I've heard this "math disability" thing before and I don't get it. What happened to not being good at something? And just because you're not good at it doesn't mean you can't do it given enough time and effort. When you go around calling things "disabilities" it makes people think they shouldn't try. And I'd say that applies to a lot of real disabilities as well. There shouldn't be an expectation that it can't be done or you shouldn't try.
 
Exactly. It's like if I were to ask you to name me all of the capitols in Africa. If you didn't know them off the top of your head, it doesn't mean you have a "geography disability". It just means that you've never personally had a reason to keep that information on tap.
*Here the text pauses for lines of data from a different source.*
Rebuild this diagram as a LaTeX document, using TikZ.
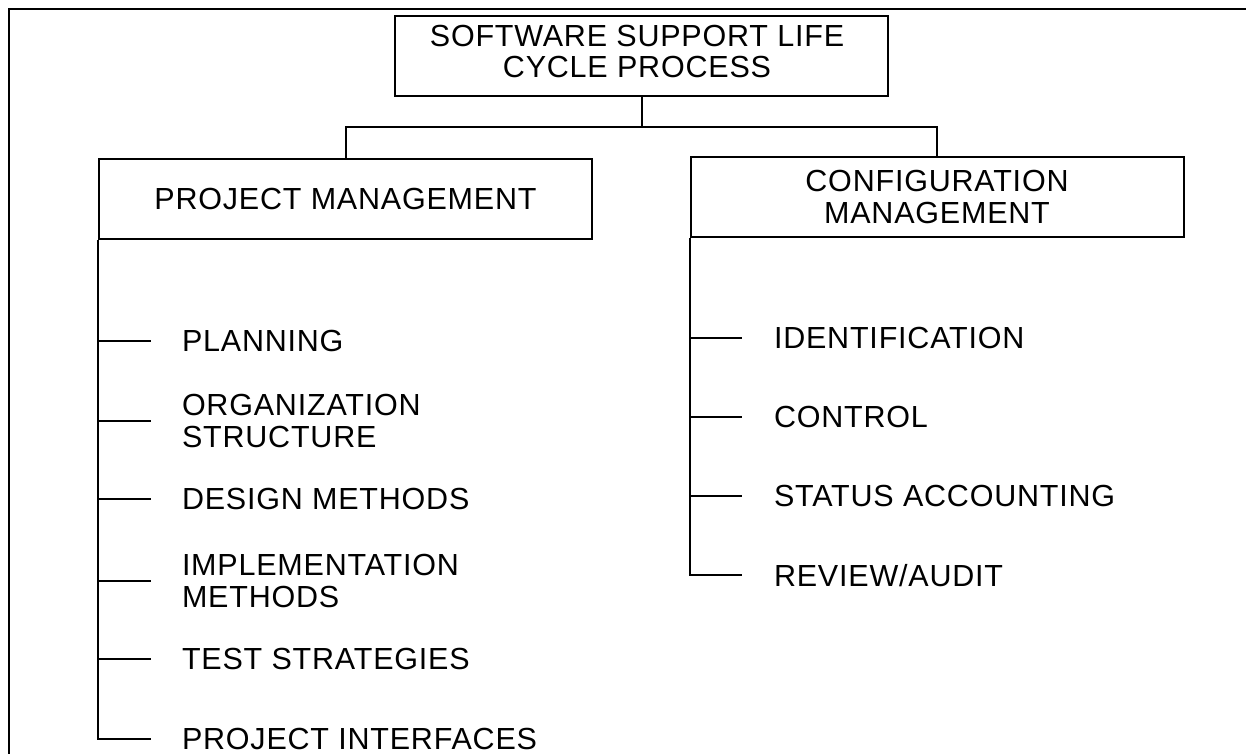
\documentclass[tikz,border=0pt]{standalone}
\usepackage{fontspec}
\setmainfont{Liberation Sans}[LetterSpace=2.6]
\begin{document}
\begin{tikzpicture}[x=1pt,y=-1pt,line width=2pt,
  box/.style={draw, minimum width=493pt, minimum height=80pt, inner sep=0pt},
  txt/.style={font=\fontsize{30.5}{31.5}\selectfont, align=center, inner sep=0pt},
  item/.style={font=\fontsize{30.5}{31.5}\selectfont, align=left, anchor=west, inner sep=0pt, text depth=0pt}]
\useasboundingbox (0,0) rectangle (1246,754);
% outer frame
\draw (9,760) -- (9,9) -- (1250,9);
% boxes
\node[box] (top) at (641.5,56.5) {};
\node[txt] (toptext) at (637,51.5) {SOFTWARE SUPPORT LIFE\\CYCLE PROCESS};
\node[box,txt] (pm) at (345.5,199) {PROJECT MANAGEMENT};
\node[box,txt] (cm) at (937,197) {CONFIGURATION\\MANAGEMENT};
% left items
\node[item] (plan) at (181,341) {PLANNING};
\node[item] (org) at (181,421) {ORGANIZATION\\STRUCTURE};
\node[item] (des) at (181,499) {DESIGN METHODS};
\node[item] (imp) at (181,581) {IMPLEMENTATION\\METHODS};
\node[item] (test) at (181,659) {TEST STRATEGIES};
\node[item] (pint) at (181,739) {PROJECT INTERFACES};
% right items
\node[item] (ident) at (773,338) {IDENTIFICATION};
\node[item] (ctrl) at (773,417) {CONTROL};
\node[item] (stat) at (773,496) {STATUS ACCOUNTING};
\node[item] (rev) at (773,575) {REVIEW/AUDIT};
% connectors
\coordinate (j) at (641.5,127);
\draw (top.south) -- (j);
\draw (pm.north) |- (j) -| (cm.north);
\draw (pm.south west) |- ([xshift=-30pt]pint.west);
\foreach \n in {plan,org,des,imp,test}
  \draw (pm.south west |- \n.west) -- ([xshift=-30pt]\n.west);
\draw (cm.south west) |- ([xshift=-31pt]rev.west);
\foreach \n in {ident,ctrl,stat}
  \draw (cm.south west |- \n.west) -- ([xshift=-31pt]\n.west);
\end{tikzpicture}
\end{document}
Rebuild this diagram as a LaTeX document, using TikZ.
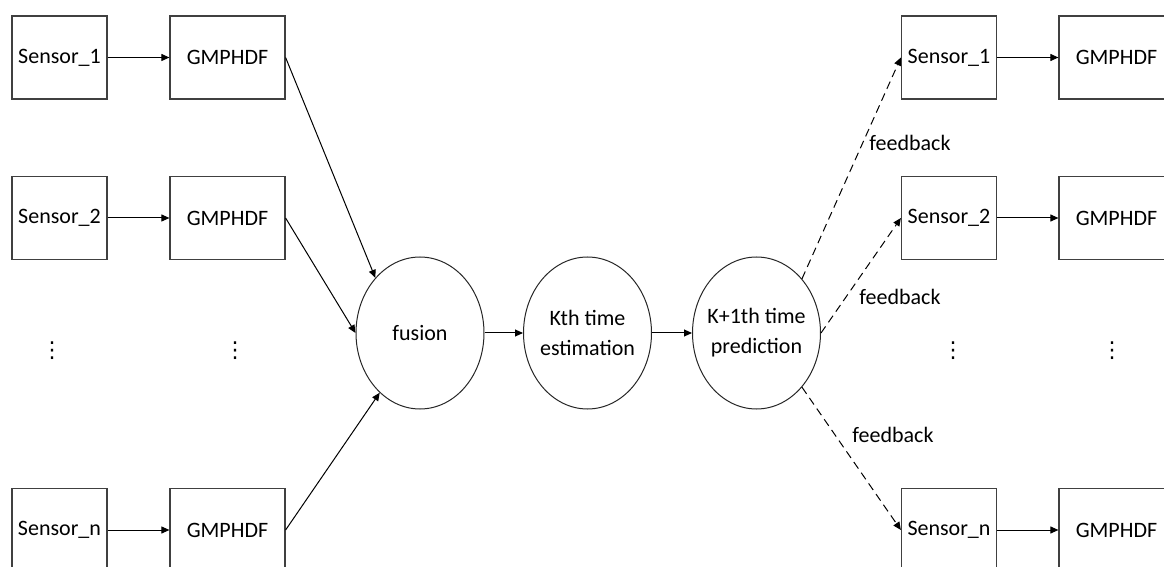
\documentclass[tikz,border=0pt]{standalone}
\usepackage{fontspec}
\setmainfont{Carlito}
\newfontfamily\symfont{DejaVu Sans}
\usetikzlibrary{arrows.meta,shapes.geometric}

\tikzset{
  blk/.style={draw=black!75, line width=0.6pt, minimum height=41.5pt, inner sep=0pt},
  sensorbox/.style={blk, minimum width=47.5pt},
  filterbox/.style={blk, minimum width=57.5pt},
  stage/.style={draw=black!85, line width=0.5pt, ellipse, minimum width=64pt, minimum height=76pt, inner xsep=-6pt, inner ysep=0pt, align=center},
  flow/.style={line width=0.5pt, -{Triangle[length=4pt,width=3.5pt]}},
  fback/.style={flow, dash pattern=on 4pt off 2.5pt},
  vdot/.style={font=\symfont\fontsize{11}{13}\selectfont, inner sep=0pt},
}

\begin{document}
\begin{tikzpicture}[x=0.5pt, y=-0.5pt, font=\fontsize{11}{15}\selectfont]

    \clip (0,0) rectangle (1164,567);

    % left: sensors and filters
    \node[sensorbox] (sl1) at (59.5,57.5) {Sensor\_1};
    \node[filterbox] (gl1) at (227.5,57.5) {GMPHDF};
    \node[sensorbox] (sl2) at (59.5,218) {Sensor\_2};
    \node[filterbox] (gl2) at (227.5,218) {GMPHDF};
    \node[sensorbox] (sln) at (59.5,530) {Sensor\_n};
    \node[filterbox] (gln) at (227.5,530) {GMPHDF};

    \node[vdot] (dsl) at (52,351) {⋮};
    \node[vdot] (dgl) at (235,351) {⋮};

    \draw[flow] (sl1) -- (gl1);
    \draw[flow] (sl2) -- (gl2);
    \draw[flow] (sln) -- (gln);

    % middle: fusion chain
    \node[stage] (fusion) at (420,333) {fusion};
    \node[stage] (kest) at (587.5,333) {Kth time\\estimation};
    \node[stage] (kpre) at (756.5,333) {K+1th time\\prediction};

    \draw[flow] (gl1.east) -- (fusion.129);
    \draw[flow] (gl2.east) -- (fusion.west);
    \draw[flow] (gln.east) -- (fusion.236);
    \draw[flow] (fusion) -- (kest);
    \draw[flow] (kest) -- (kpre);

    % right: sensors and filters of the next step
    \node[sensorbox] (sr1) at (949,57.5) {Sensor\_1};
    \node[filterbox] (gr1) at (1116.5,57.5) {GMPHDF};
    \node[sensorbox] (sr2) at (949,218) {Sensor\_2};
    \node[filterbox] (gr2) at (1116.5,218) {GMPHDF};
    \node[sensorbox] (srn) at (949,530) {Sensor\_n};
    \node[filterbox] (grn) at (1116.5,530) {GMPHDF};

    \node[vdot] (dsr) at (953,351) {⋮};
    \node[vdot] (dgr) at (1112,351) {⋮};

    \draw[flow] (sr1) -- (gr1);
    \draw[flow] (sr2) -- (gr2);
    \draw[flow] (srn) -- (grn);

    % feedback
    \draw[fback] (kpre.50) -- (sr1.west);
    \draw[fback] (kpre.east) -- (sr2.west);
    \draw[fback] (kpre.310) -- (srn.west);

    \node (fb1) at (910,143) {feedback};
    \node (fb2) at (900,297) {feedback};
    \node (fb3) at (893,435) {feedback};

\end{tikzpicture}
\end{document}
I just think that in the long run, we would probably find more support in the community at large if it didn't seem like the diagnostic process involved a big dartboard full of possible symptoms and traits and a team of "Experts" writing down a list based on what each dart lands on.
 
I sometimes wonder if it's a control thing. I know everyone reacts to their diagnosis differently, so I hope no one reacts angrily when I say this, but from day one in my life it has always felt like a matter of someone else trying to get a rein on me. They can't change my mind or my way of thinking, so they come up with a blanket label and it gives them a feeling that they always have the answer with me.

Do you ever feel that way with your mother?

I feel like there's definitely a control element, but also I think that people like to distance themselves from anything they consider to be "other." This goes for all conditions -- physical or mental disabilities or conditions like AS.

So, you have this thing that may or may not be perceived as "quirky." Your mom does it, too, but she sees you do it and in her head it's another thing that makes you different. I hope I'm articulating myself well, but it's kind of like if someone has a physical illness, people automatically dissect everything they do. I recently saw a picture online of a young disabled woman (I forget what her illness was, but she had severe mobility issues at a young age and walked with a cane). In the picture she was smoking a cigarette, and people started commenting on how she might not be disabled if she didn't smoke, when obviously she'd been like that her whole life and while smoking is certainly unhealthy, it was completely irrelevant to her life experience.

If you have any kind of condition that affects how you navigate the world, then it seems like people try to make sense of it in a way when it doesn't have to make sense at all. The sentiment seems to be "You do _____ because of your condition" or "If only you had done _____, you wouldn't be the way you are." Things happen. People are born in many different ways. People exist in many different ways.
 
I had a guy claim that the reason I disagreed with him was because I was autistic. And this was on an autism forum of all places. I was very hurt and insulted by it. I posted an analysis and critique of attitudes in society, brought up factual situations as evidence, and he told me I was being too literal and started quoting the dictionary at me.
 
I had a guy claim that the reason I disagreed with him was because I was autistic. And this was on an autism forum of all places.

In situations like that, sometimes I try to throw the same logic into the other party's face, but they're too self-absorbed to recognize that I'm using their own words against them.